Central banks around the world journey to “nothing”!
The central banks have set their course to “nothing” (i.e. the 0% interest rate target). The success of capitalism hinged on the symbiotic relationship between interest rates and taxes. Interest produced wealth for the private central banks and access to money provided borrowers the opportunity to succeed and pay taxes. For the longest time the value of money was protected by a hard asset, namely gold. Not long ago, gold was removed as a security blanket for reserve currencies. It was no coincidence that with the final demise of the gold standard, mutual funds began their great metamorphosis.
In 1971, William Fouse and John McQuown of Wells Fargo Bank established the first index fund, a concept that John Bogle would use as a foundation on which to build The Vanguard Group, a mutual fund powerhouse renowned for low-cost index funds. The 1970s also saw the rise of the no-load fund. This new way of doing business had an enormous impact on the way mutual funds were sold and would make a major contribution to the industry's success.
It was this investment tool that launched the death of capitalism. It also initiated the financial and economic control of our political, monetary and interest rate systems. Fascism.

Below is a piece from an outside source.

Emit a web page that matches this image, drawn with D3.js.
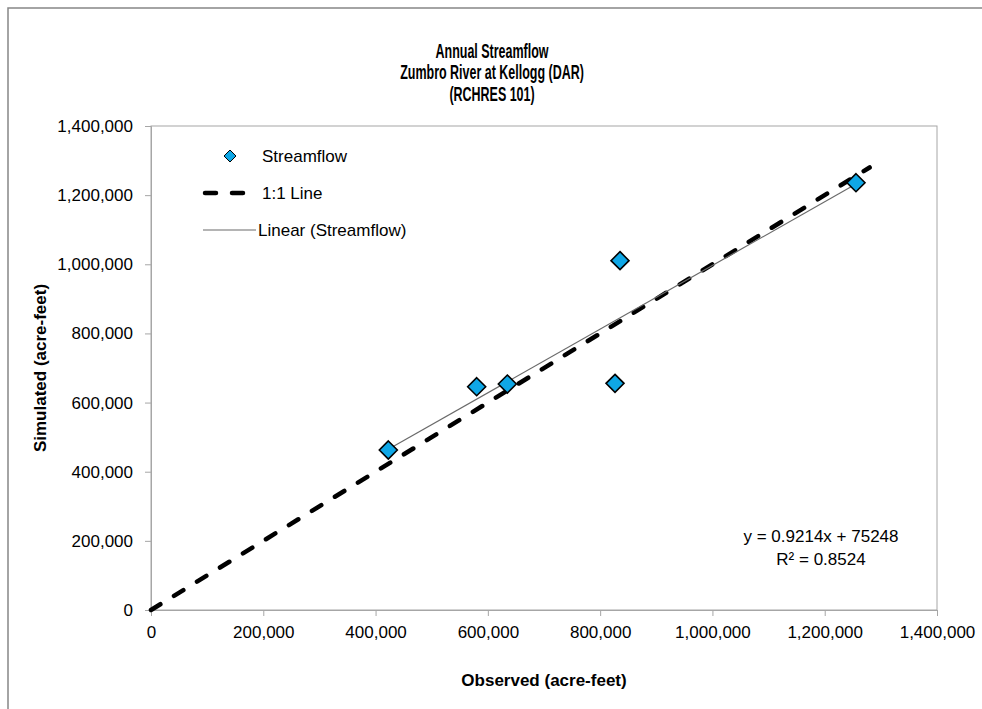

I would venture to guess that 95% of the investing public is financially illiterate. Most investors, pre the year 2000, sought GIC’s, bonds and stock purchases as their primary investment strategy. Market deregulation changed all that as well.
So why is 0% relevant? It is relevant because we have had unprecedented taxation and no capital appreciation via the traditional investment strategies (bonds, GIC’s, saving accounts, RRSP’s etc.). Investors have been cunningly driven into the capital markets where there is no financial security. In that place, the wolves run rabid. They too “are not” subjected to the same law as you and I, as they have bought our politicians, or own them outright.

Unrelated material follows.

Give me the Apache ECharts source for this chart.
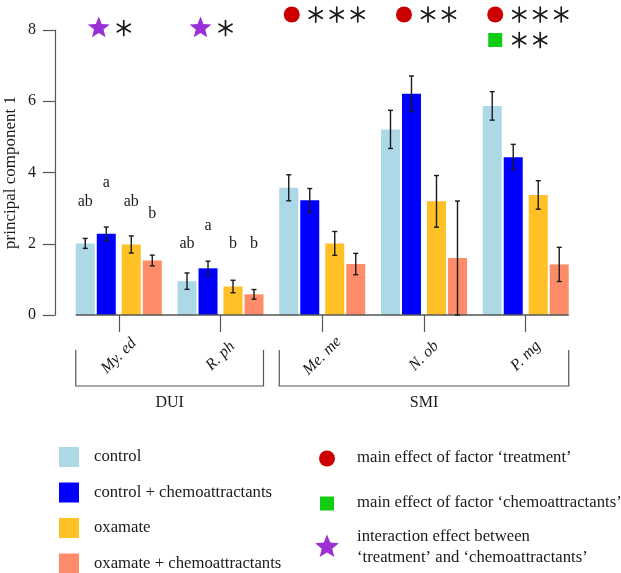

Why is 0% fraud? When banks borrow money for nothing there is no requiremnt to have a bank. There only purpose is investor entrapment. Examples are as follows:
1. Low interest mortgages for homes are really life-long debt repayments. Servitude! Along with real estate appreciation, we have had our disposable income confiscated to the point where most home-owners can only afford the monthly mortgage payment. This fell apart when the “housing bubble” in the USA, Great Britain, Spain and many other countries impacted the global financial markets.
2. Loans on depreciating assets such as cars are targeted with unreasonably higher interest rates.
3. Commercial property financing is next to impossible to obtain and carry large interest rate surcharges.
4. Operating loans on inventories are non-existant, unless you approach second and third-tier lenders - they charge usury rates. The retail and manufacturing sectors were and have been gravely impacted by this policy.
5. Consumerism has created “fashion and technological demands”. Take out the credit card and pay twenty to thirty times more than the central bank interest rate.
The fraud has worked because banks have destroyed an investor's ability to achieve “capital preservation”. With interest rates so low, and disposable income deteriorating rapidly, individuals are continually facing a diminishing net worth.
The nails in the coffin are “bank fees”. Fees are the substitute for interest. Banks no longer risk the money they borrow from the central banks. They are more eagre to gamble it away without recourse, and use the depositor as a security blanket. Fees have made it possible for banks to generate revenue, and for reserve banks to hold interest rates extremely low (i.e. nothing). If fees were abolished, interest rates would have to increase, and capital preservation would once more be invoked.
Through taxation we continue to grow our army of public servants. We pay for this growing army with the scurrilous second level of taxation - property taxes. This army is founded on nepotism and feeds the masonic corruption in government and banking. By increasing the cost of carrying capital and real estate, banks (i.e. with their influence over the political system) provided corporations an incentive to invest in the emerging markets (ex. Asia and Africa). Businesses and banks who took our money abroad obtained larger returns with fewer costs; and in almost all cases there was less oversight and lower foreign taxation.
Zero percent is nothing and nothing means you will have nothing very soon. All banking systems should be nationalized. We must return to a gold standard. Bank fees, derivatives, credit default swaps, currency manipulation etc. should be abolished.
Finally, get rid of the queen and expose freemasonry for what it is – a crime.
Low interest rates also provide sovereign nations the ability to manage their "increasing" and "irrevisible" debt load. This is entrapment on the larger scale.